Introduction: Orthostatic hypotension (OH) is common and associated with falls among older people. It is defined as a 20 mmHg SBP or 10mmHg DBP drop on active stand. OH is often associated with presyncope and syncope however many people are asymptomatic despite drops in BP consistent with the diagnosis.

Aim: To examine if symptoms or vasodepression during active stand are associated with falling in the last 12 months.

Methods: 269 community-dwelling people age ≥ 65 years underwent active stand. Participant's rested supine for 10 minutes before standing quickly for 3 minutes. BP was recorded using beat to beat monitoring; systolic (or diastolic) vasodepression was defined as the difference between the mean systolic BP over the 20 heart beats before standing minus the BP nadir during standing. Detailed fall history and clinical examination including cognitive function were recorded. Those with MMSE < 26 were excluded from the analysis (n = 27). Logistic regression assessed if symptoms or vasodepression associated with falling.
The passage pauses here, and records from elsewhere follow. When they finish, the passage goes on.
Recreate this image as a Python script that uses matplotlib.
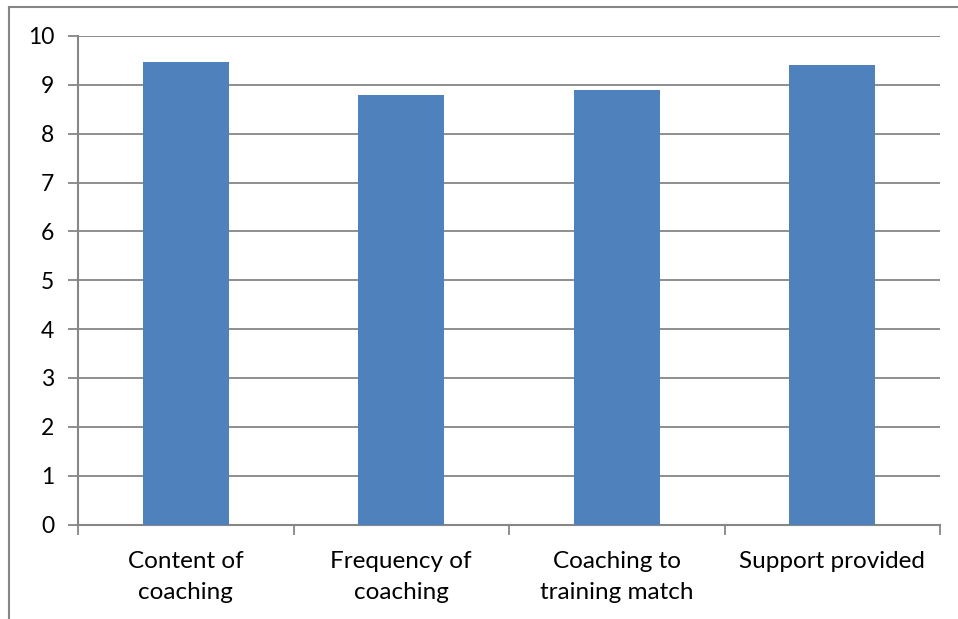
import matplotlib.pyplot as plt
import numpy as np
from matplotlib.lines import Line2D

categorias = ["Content of\ncoaching", "Frequency of\ncoaching", "Coaching to\ntraining match", "Support provided"]
valores = [9.47, 8.80, 8.90, 9.40]
ticks_y = list(range(0, 11))

ANCHO, ALTO = 958, 619
fig = plt.figure(figsize=(ANCHO / 100, ALTO / 100), dpi=100)
plt.rcParams["font.family"] = ["Lato", "DejaVu Sans"]

izq, der, arriba, abajo = 78, 940, 36, 524.5
ax = fig.add_axes([izq / ANCHO, 1 - abajo / ALTO, (der - izq) / ANCHO, (abajo - arriba) / ALTO])

gris = "#868686"
x = np.arange(len(categorias))
ax.bar(x, valores, width=0.4, color="#4f81bd", zorder=3)

ax.set_xlim(-0.5, len(categorias) - 0.5)
ax.set_ylim(0, 10)
ax.set_yticks(ticks_y)
ax.set_yticklabels([str(t) for t in ticks_y], fontsize=16.5)
ax.yaxis.grid(True, color=gris, linewidth=1.3, zorder=0)

ax.set_xticks(x)
ax.set_xticklabels(categorias, fontsize=17.5, linespacing=1.6)
ax.set_xticks(np.arange(-0.5, len(categorias)), minor=True)
ax.tick_params(axis="x", which="major", length=0, pad=19)
ax.tick_params(axis="x", which="minor", length=7, color=gris, width=1.3)
ax.tick_params(axis="y", length=7, color=gris, width=1.3, pad=10)

for lado in ["top", "right"]:
    ax.spines[lado].set_visible(False)
for lado in ["left", "bottom"]:
    ax.spines[lado].set_color(gris)
    ax.spines[lado].set_linewidth(1.5)

# marco exterior del gráfico
fig.add_artist(Line2D([8.5 / ANCHO, 1], [1 - 7 / ALTO, 1 - 7 / ALTO], color=gris, linewidth=1.5))
fig.add_artist(Line2D([8.5 / ANCHO, 8.5 / ANCHO], [0, 1 - 7 / ALTO], color=gris, linewidth=1.5))

fig.savefig("out.png", dpi=100)
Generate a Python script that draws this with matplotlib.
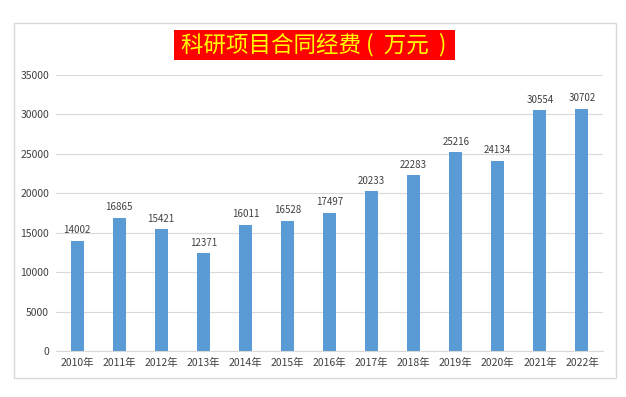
import matplotlib.pyplot as plt
from matplotlib.patches import Rectangle

plt.rcParams['font.family'] = ['Noto Sans CJK SC', 'DejaVu Sans']

years = ['2010年', '2011年', '2012年', '2013年', '2014年', '2015年', '2016年',
         '2017年', '2018年', '2019年', '2020年', '2021年', '2022年']
funds = [14002, 16865, 15421, 12371, 16011, 16528, 17497,
         20233, 22283, 25216, 24134, 30554, 30702]
yticks = [0, 5000, 10000, 15000, 20000, 25000, 30000, 35000]

fig = plt.figure(figsize=(6.26, 3.97), dpi=100)
fig.patch.set_facecolor('white')

# light outer frame like the Excel chart area
fig.add_artist(Rectangle((14 / 626, 1 - 378 / 397), (616 - 14) / 626, (378 - 23) / 397,
                         transform=fig.transFigure, fill=False,
                         edgecolor='#D9D9D9', linewidth=1))
# red title box
fig.add_artist(Rectangle((174 / 626, 1 - 60 / 397), (455 - 174) / 626, 30 / 397,
                         transform=fig.transFigure, facecolor='#FF0000',
                         edgecolor='none'))

ax = fig.add_axes([56 / 626, 1 - 351 / 397, (603 - 56) / 626, (351 - 75) / 397])
x = range(len(years))
bars = ax.bar(x, funds, width=0.31, color='#5B9BD5', zorder=3)

for xi, v in zip(x, funds):
    ax.annotate(str(v), (xi, v), xytext=(0, 4), textcoords='offset points',
                ha='center', va='bottom', fontsize=7, color='#404040')

ax.set_xlim(-0.5, len(years) - 0.5)
ax.set_ylim(0, 35000)
ax.set_yticks(yticks)
ax.set_yticklabels([str(t) for t in yticks])
ax.set_xticks(list(x))
ax.set_xticklabels(years)
ax.tick_params(axis='both', length=0, labelsize=7.5, labelcolor='#404040')
ax.tick_params(axis='y', pad=5)
ax.tick_params(axis='x', pad=5)
ax.grid(axis='y', color='#D9D9D9', linewidth=0.8, zorder=0)
for s in ['top', 'right', 'left']:
    ax.spines[s].set_visible(False)
ax.spines['bottom'].set_color('#D9D9D9')

fig.text(314 / 626, 1 - 45 / 397, '科研项目合同经费 (  万元  )', ha='center', va='center',
         fontsize=16.2, color='#FFFF00')

fig.savefig('out.png', dpi=100)
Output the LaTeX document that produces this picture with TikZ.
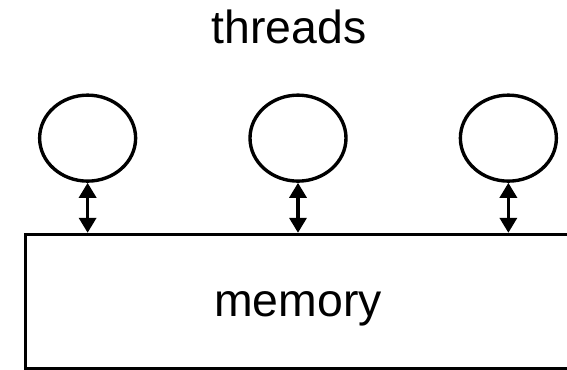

Results: Sixty-nine subjects reported falling in the previous 12. Fallers were more likely to have a history of hypertension, had poorer scores on Tinetti gate and balance assessment and were more likely to be symptomatic during the active stand. No significant difference occurred in proportion of participants with OH between the two groups and no difference in degree of systolic or diastolic vasodepression between the groups.

Logistic regression showed symptoms during active stand but not systolic vasodepression associated with falling [OR 3.02 (95%CI 1.57, 5.82)] and [OR 1.01 (95% CI 0.99, 1.02)] respectively. Similarly, with diastolic vasodepression; symptoms but not BP drop were associated with falling [OR 3.22 (95% CI 1.67, 6.23)] and [OR 0.98 (95% 0.95, 1.01)]. These findings remained consistent after adjusting for age and sex, and risk factors for falling.

Conclusion: Symptoms during active stand strongly associates with falling rather than vasodepression.